A reporter noted that "The 98 House members didn't profess to have the definitive answer to the question 'What is art,' but each had an opinion on the work— almost all negative. The murals have been called obscene, inappropriate, sloppy and obscure." Representative Dick Bond, who had sponsored the resolution to either cover up or take down the mural, called the mural "dirty black and white pictures on the walls," and added "We want and deserve something a lot better than we got." Rep. Mike Patrick, a Seattle policeman and former vice officer, said that the three tests of pornography (lack of redeeming social value, appealing to prurient interest and an affront to community standards) were all met by the work and commented "These murals are in very poor taste for this chamber," and Rep.
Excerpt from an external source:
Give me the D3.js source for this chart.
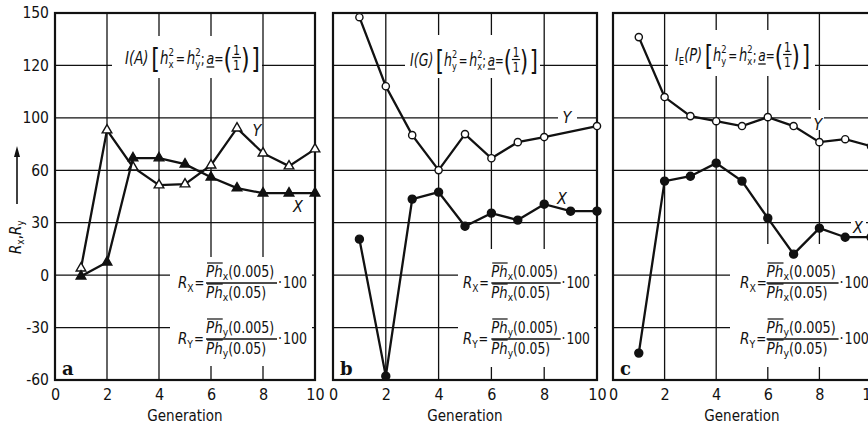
<!DOCTYPE html>
<html><head><meta charset="utf-8">
<script src="https://cdn.jsdelivr.net/npm/d3@7"></script>
<style>
body{margin:0;background:#fff}
text{font-family:"DejaVu Sans Condensed","Liberation Sans Narrow","DejaVu Sans",sans-serif;fill:#111}
</style></head><body>
<svg id="c" width="868" height="429"></svg>
<script>
// ---------- data ----------
const generations = [1,2,3,4,5,6,7,8,9,10];
const yTickValues = [-60,-30,0,30,60,90,120,150];
const yTickLabels = ["-60","-30","0","30","60","100","120","150"];
const xTickValues = [0,2,4,6,8,10];
// panel a: I(A)
const panelA_Y = [4.0, 83.0, 61.8, 51.5, 52.1, 62.9, 84.1, 69.8, 62.4, 72.1];
const panelA_X = [-0.6, 7.4, 67.0, 67.0, 63.5, 56.0, 49.8, 46.9, 46.9, 46.9];
// panel b: I(G)
const panelB_Y = [147.6, 108.1, 80.1, 60.1, 80.7, 66.9, 76.1, 79.0, null, 85.3];
const panelB_X = [20.6, -57.8, 43.5, 47.5, 28.0, 35.5, 31.5, 40.6, 36.6, 36.6];
// panel c: I_E(P)
const panelC_Y = [136.2, 101.9, 91.0, 88.1, 85.3, 90.4, 85.3, 76.1, 77.8, 73.8];
const panelC_X = [-44.6, 53.8, 56.6, 64.1, 53.8, 32.6, 12.0, 26.9, 21.7, 21.7];
const panelLetters = ["a","b","c"];
const titleHeads = ["(A)","(G)","(P)"];
const titleHeadSubs = [null, null, "E"];
const titleSubs = [["x","y"],["y","x"],["y","x"]];
const seriesNames = ["Y","X"];

// ---------- layout ----------
const svg = d3.select('#c');
const y = d3.scaleLinear().domain([-60,150]).range([380,13]);
const layout = [
  {x0:55, x1:315, titleX:125, titleEnd:260, titleY:64, tbox:[112,36,262,78], fbox:[170,257,312,366], fx:178, fracX:208, fEnd:307, sym:'tri',
   lY:[257,136], lX:[298,212], lYbox:null, lXbox:null},
  {x0:333, x1:597, titleX:410, titleEnd:538, titleY:66, tbox:[405,35,540,78], fbox:[458,249,594,367], fx:463, fracX:494, fEnd:590, sym:'circ',
   lY:[567,123], lX:[562,204], lYbox:[558,108,577,128], lXbox:null},
  {x0:613, x1:871, titleX:675, titleEnd:810, titleY:61, tbox:[668,30,815,76], fbox:[730,244,868,367], fx:740, fracX:768, fEnd:869, sym:'circ',
   lY:[818,130], lX:[858,233], lYbox:[811,110,824,130], lXbox:[851,215,866,232]}
];
const seriesY = [panelA_Y, panelB_Y, panelC_Y];
const seriesX = [panelA_X, panelB_X, panelC_X];

function txt(g, x, yb, s, o = {}) {
  const t = g.append('text').attr('x', x).attr('y', yb).attr('font-size', o.fs || 15).text(s);
  if (o.it) t.attr('font-style', 'italic');
  if (o.w) t.attr('font-weight', o.w);
  if (o.fam) t.style('font-family', o.fam);
  return t.node().getComputedTextLength();
}
function fitWidth(g, x, end) {
  const bb = g.node().getBBox();
  const sx = (end - x) / (bb.x + bb.width - x);
  g.attr('transform', `translate(${x},0) scale(${sx},1) translate(${-x},0)`);
}
function hterm(g, x, yb, sub) {
  let w = txt(g, x, yb, 'h', {it:true, fs:17});
  const x2 = x + w;
  const w1 = txt(g, x2, yb - 8, '2', {fs:11});
  const w2 = txt(g, x2, yb + 4, sub, {fs:11});
  return x2 + Math.max(w1, w2);
}
function title(g0, x, yb, i, end) {
  const g = g0.append('g');
  let cx = x;
  cx += txt(g, cx, yb, 'I', {it:true, fs:17});
  if (titleHeadSubs[i]) cx += txt(g, cx, yb + 4, titleHeadSubs[i], {fs:11});
  cx += txt(g, cx, yb, titleHeads[i], {it:true, fs:17});
  cx += 3;
  cx += txt(g, cx, yb + 5, '[', {fs:28, w:300});
  cx = hterm(g, cx, yb, titleSubs[i][0]);
  cx += 2; cx += txt(g, cx, yb, '=', {fs:14}); cx += 2;
  cx = hterm(g, cx, yb, titleSubs[i][1]);
  cx += txt(g, cx, yb, ';', {fs:15}); cx += 2;
  const aw = txt(g, cx, yb, 'a', {it:true, fs:16});
  g.append('line').attr('x1', cx).attr('x2', cx + aw).attr('y1', yb + 3).attr('y2', yb + 3).attr('stroke', '#111').attr('stroke-width', 1.3);
  cx += aw;
  cx += txt(g, cx, yb, '=', {fs:14});
  cx += txt(g, cx, yb + 5, '(', {fs:28, w:300});
  const fw = txt(g, cx + 1, yb - 9, '1', {fs:14});
  txt(g, cx + 1, yb + 6, '1', {fs:14});
  g.append('line').attr('x1', cx).attr('x2', cx + fw + 2).attr('y1', yb - 6.5).attr('y2', yb - 6.5).attr('stroke', '#111').attr('stroke-width', 1.2);
  cx += fw + 2;
  cx += txt(g, cx, yb + 5, ')', {fs:28, w:300});
  cx += 2;
  txt(g, cx, yb + 5, ']', {fs:28, w:300});
  fitWidth(g, x, end);
}
function phterm(g, x, yb, sub, arg) {
  const pw = txt(g, x, yb, 'Ph', {it:true, fs:16});
  g.append('line').attr('x1', x + 1).attr('x2', x + pw).attr('y1', yb - 14).attr('y2', yb - 14).attr('stroke', '#111').attr('stroke-width', 1.2);
  let cx = x + pw;
  cx += txt(g, cx, yb + 3, sub, {fs:11});
  cx += txt(g, cx, yb, arg, {fs:15});
  return cx - x;
}
function formula(g0, x, fx, bar, capSub, sub, end) {
  const g = g0.append('g');
  let cx = x;
  cx += txt(g, cx, bar + 5, 'R', {it:true, fs:16});
  cx += txt(g, cx, bar + 9, capSub, {fs:11});
  txt(g, cx + 1, bar + 5, '=', {fs:14});
  const nw = phterm(g, fx, bar - 6, sub, '(0.005)');
  phterm(g, fx, bar + 15, sub, '(0.05)');
  g.append('line').attr('x1', fx).attr('x2', fx + nw + 3).attr('y1', bar).attr('y2', bar).attr('stroke', '#111').attr('stroke-width', 1.4);
  let ex = fx + nw + 4;
  ex += txt(g, ex, bar + 5, '·', {fs:15});
  txt(g, ex + 1, bar + 5, '100', {fs:15});
  fitWidth(g, x, end);
}

layout.forEach((L, i) => {
  const x = d3.scaleLinear().domain([0,10]).range([L.x0, L.x1]);
  const g = svg.append('g');
  // grid
  g.selectAll('line.hg').data(yTickValues.slice(1, -1)).join('line').attr('class','hg')
    .attr('x1', x(0)).attr('x2', x(10)).attr('y1', d => y(d)).attr('y2', d => y(d))
    .attr('stroke', '#111').attr('stroke-width', 1.3);
  g.selectAll('line.vg').data(xTickValues.slice(1, -1)).join('line').attr('class','vg')
    .attr('x1', d => x(d)).attr('x2', d => x(d)).attr('y1', y(150)).attr('y2', y(-60))
    .attr('stroke', '#111').attr('stroke-width', 1.3);
  // white boxes behind annotations
  [L.tbox, L.fbox, L.lYbox, L.lXbox].filter(b => b).forEach(b => {
    g.append('rect').attr('x', b[0]).attr('y', b[1]).attr('width', b[2] - b[0]).attr('height', b[3] - b[1]).attr('fill', '#fff');
  });
  // frame
  g.append('rect').attr('x', x(0)).attr('y', y(150)).attr('width', x(10) - x(0)).attr('height', y(-60) - y(150))
    .attr('fill', 'none').attr('stroke', '#111').attr('stroke-width', 2.2);
  // axes
  const xa = d3.axisBottom(x).tickValues(xTickValues).tickSize(0).tickPadding(9).tickFormat(d3.format('d'));
  const xg = g.append('g').attr('transform', `translate(0,${y(-60)})`).call(xa);
  xg.select('.domain').remove();
  xg.selectAll('text').attr('font-size', 16);
  if (i === 0) {
    const ya = d3.axisLeft(y).tickValues(yTickValues).tickSize(0).tickPadding(6).tickFormat((d, k) => yTickLabels[k]);
    const yg = g.append('g').attr('transform', `translate(${x(0)},0)`).call(ya);
    yg.select('.domain').remove();
    yg.selectAll('text').attr('font-size', 15.5);
  }
  g.append('text').attr('x', (x(0) + x(10)) / 2).attr('y', 421).attr('text-anchor', 'middle').attr('font-size', 15).text('Generation');
  // titles & formulas
  title(g, L.titleX, L.titleY, i, L.titleEnd);
  formula(g, L.fx, L.fracX, 283, 'X', 'x', L.fEnd);
  formula(g, L.fx, L.fracX, 339, 'Y', 'y', L.fEnd);
  // panel letter
  g.append('text').attr('x', x(0) + 7).attr('y', 375).attr('font-size', 18).attr('font-weight', 'bold')
    .style('font-family', '"DejaVu Serif","Liberation Serif",serif').text(panelLetters[i]);
  // series
  const line = d3.line().x(d => x(d[0])).y(d => y(d[1]));
  [seriesY[i], seriesX[i]].forEach((vals, s) => {
    const pts = generations.map((gen, k) => [gen, vals[k]]).filter(d => d[1] != null);
    g.append('path').attr('d', line(pts)).attr('fill', 'none').attr('stroke', '#111').attr('stroke-width', 2.3);
    const filled = s === 1;
    if (L.sym === 'tri') {
      g.selectAll(null).data(pts).join('path')
        .attr('transform', d => `translate(${x(d[0])},${y(d[1])})`)
        .attr('d', d3.symbol(d3.symbolTriangle, 40)())
        .attr('fill', filled ? '#111' : '#fff').attr('stroke', '#111').attr('stroke-width', 1.4);
    } else {
      g.selectAll(null).data(pts).join('circle')
        .attr('cx', d => x(d[0])).attr('cy', d => y(d[1])).attr('r', filled ? 4 : 3.6)
        .attr('fill', filled ? '#111' : '#fff').attr('stroke', '#111').attr('stroke-width', 1.4);
    }
  });
  // series labels
  g.append('text').attr('x', L.lY[0]).attr('y', L.lY[1]).attr('text-anchor', 'middle').attr('font-size', 16).attr('font-style', 'italic').text(seriesNames[0]);
  g.append('text').attr('x', L.lX[0]).attr('y', L.lX[1]).attr('text-anchor', 'middle').attr('font-size', 16).attr('font-style', 'italic').text(seriesNames[1]);
});

// y-axis label with arrow
const yl = svg.append('g').attr('transform', 'translate(21,254) rotate(-90)');
let cx = 0;
cx += txt(yl, cx, 0, 'R', {it:true, fs:15});
cx += txt(yl, cx, 3, 'x', {fs:10});
cx += txt(yl, cx, 0, ' ,', {fs:15});
cx += txt(yl, cx, 0, 'R', {it:true, fs:15});
cx += txt(yl, cx, 3, 'y', {fs:10});
svg.append('line').attr('x1', 17).attr('x2', 17).attr('y1', 204).attr('y2', 154).attr('stroke', '#111').attr('stroke-width', 1.6);
svg.append('path').attr('d', 'M17,146 L14,157 L20,157 Z').attr('fill', '#111');
</script>
</body></html>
Irv Greengo said "They don't say anything to the vast majority of people. They shock and disgust.". The murals were separated from the House chamber walls in 1993 and put in storage. The dispute between the state legislature and the artist, becoming a lawsuit for breach of contract against the state, gained note in art and legal journals, and law reference books; the Columbia Law School's Journal of Law & the Arts called it "striking example of suppression of artistic freedom". The Seattle Art Museum said the question of Spafford's artistic freedom became "a state-wide debate".

The murals were eventually acquired by Centralia College in 2002 following a decade of negotiations with the artist, and installed in the college's Corbet Theatre. They were put on display in October 2003 following a symposium about on their history. The history of the Spafford murals and another set by Alden Mason removed from the capitol in 1987, is documented in From Capitol to Campus: The Alden Mason and Michael Spafford Murals.

== Description of the murals and their history ==
Spafford won the commission for four murals to be installed in the Washington State Legislature's House chambers in the Capitol Building in Olympia. Spafford selected the twelve labors of Hercules as the theme, which he felt was an appropriate trope "for the conflicts and Challenges of lawmaking." Spafford "couldn't see any reason why it would be considered inappropriate." The twelve labors were to be depicted on two half circular murals facing each other across the legislative chambers. A third mural would be a large Chimera, breathing fire, on the rear wall facing the speaker of the house. A version of Icarus, providing a theme of hubris, would be above and behind the speaker's podium. The initial proposal was selected by a jury including architects, arts educators and art patrons from a very competitive proposal process. Spafford described the The Twelve Labors of Hercules involved illustrated a critique of the legislative process. Spafford was awarded the commission in September 1980 along with a set of two murals by another University of Washington professor, Alden Mason (1919-2013) for the Senate chambers.

Both artists displayed drawings and specific plans for their proposals during a reception in Olympia. No legislators attended. Spafford's set of two Hercules labors murals with six labors on each wall were installed in the House chambers in July 1981. After months of debate, the Washington State House voted to drape the murals, completely covering them up and cancelling the remaining two panels.

Later a judge awarded Spafford $35,000 for the cancelled murals. The murals were uncovered in 1989, then in 1993 four years later removed entirely and stored, at a cost of $162,200 to Washington State taxpayers—almost double what Spafford was awarded initially to create them.

The mural battle eventually lasted for years, including numerous hearings, media coverage, a lawsuit, and taxpayer expense becoming a Pacific Northwest legend of bureaucratic folly. Interestingly, Alden Mason's murals for the Senate had also been removed because "they were too abstract for their setting." Thus the Washington State legislature spent close to an estimated half million tax dollars for blank walls.

Both the Spafford and Mason completed murals were eventually recovered from storage and installed at the Centralia College in Centralia, Washington, the college installing the Mason murals in its main library in 1991. In 1993 Spafford's Hercules murals were installed in Centralia College's Corbet Theatre, the college's new performing arts center. Spafford refused to attend the unveiling ceremony, stating that he would rather see the site-specific work destroyed than displayed. Don Frey, Centralia College spokesman, defended the public's right to see the "irreplaceable pieces of art."